DataTuningParamsClassification
Bases: DataTuningParams
A class including all required information to tune the data parameters for classification Coreset trees: CoresetTreeServiceDTC
and CoresetTreeServiceLG
.
The parameters of the class are treated as a param_grid and a Coreset tree will be built for each combination of parameters.
Parameter name | Type | Description |
---|---|---|
General Parameters | ||
coreset_size | List[Optional[Union[int, float]]] |
Represents the coreset size of each node in the coreset tree. If None, the coreset size is not specified.
If provided as a float, it represents the ratio between each chunk and the resulting coreset.
In any case the coreset_size is limited to 60% of the chunk_size.
If provided as int, it is the number of samples. The coreset is constructed by sampling data instances
from the dataset based on their calculated importance. Since each instance may be sampled more than once,
in practice, the actual size of the coreset is mostly smaller than coreset_size.
Example: 'coreset_size': [1000, 5000, 10000] |
fair | List[Optional[Union[str, bool]]] |
Automatically determines the number of samples to sample from each class. If set to True , small classes will be sampled in a
higher proportion than their proportion in the full dataset. If set to False , the classes would be
sampled according to their proportion in the full dataset, unless the class_size parameter is defined.
Example: 'fair': [True, False] |
class_size | List[Optional[Dict[Any, Union[int, float]]]] |
Determines the number of samples to sample from each class.
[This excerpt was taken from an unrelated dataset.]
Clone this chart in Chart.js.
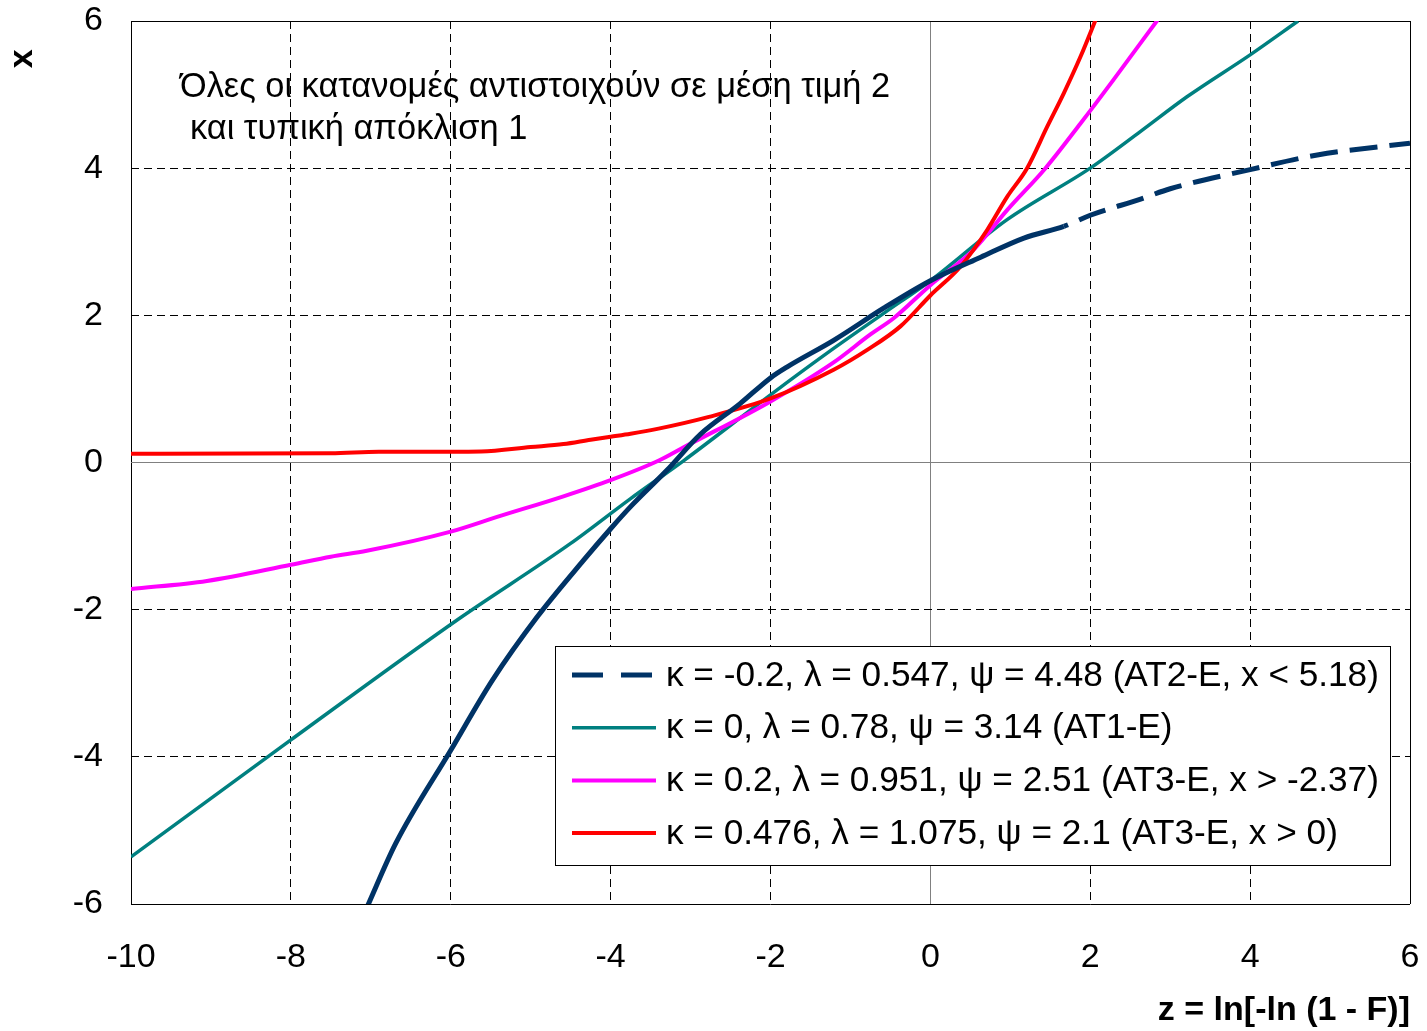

If provided as float, it represents the ratio from the coreset_size .
If provided as int, it is the number of samples. If None, the number of samples per class will be
automatically determined based on the fair parameter. Entries in the class_size should not sum higher than the provided coreset_size .
Example: 'class_size': [{0: 5000, 1: 1000}, None] |
deterministic_size | List[Optional[Union[int, float]]] |
The ratio of the coreset_size, which is selected deterministically, based on the calculated importance.
If None, the deterministic size is not specified and the Coreset would sample all its samples probabilistically.
Example: 'deterministic_size': [0.1, 0.2, None] |
det_weights_behaviour | List[Optional[str]] |
Determines how the weights of the Coreset samples will be calculated. The default is auto , which defaults to keep
Example: 'det_weights_behaviour': ['keep', 'inv'] |
sample_all | List[Optional[List[Any]]] |
A list of classes for which all data instances should be selected into the Coreset, instead of applying sampling.
If None, sample_all will apply to no class. Entries in the sample_all should not sum higher than the provided coreset_size .
sample_all should only be used in highly imbalanced datasets to ensure the rare classes are sampled. A similar effect can be achieved when providing a proper class_size .
Example: 'sample_all': [None, [1]] |
Code example:
data_tuning_params = {
'coreset_size': [500, 2000, 5000],
'deterministic_size': [0.1, 0.3, None],
'det_weights_behaviour': ['keep', 'inv'],
'sample_all': 'sample_all': [None, [1]],
'class_size': [{0: 5000, 1: 1000}, None],
'fair': [True, False]
}
service = CoresetTreeServiceDTC(data_tuning_params=data_tuning_params, ...)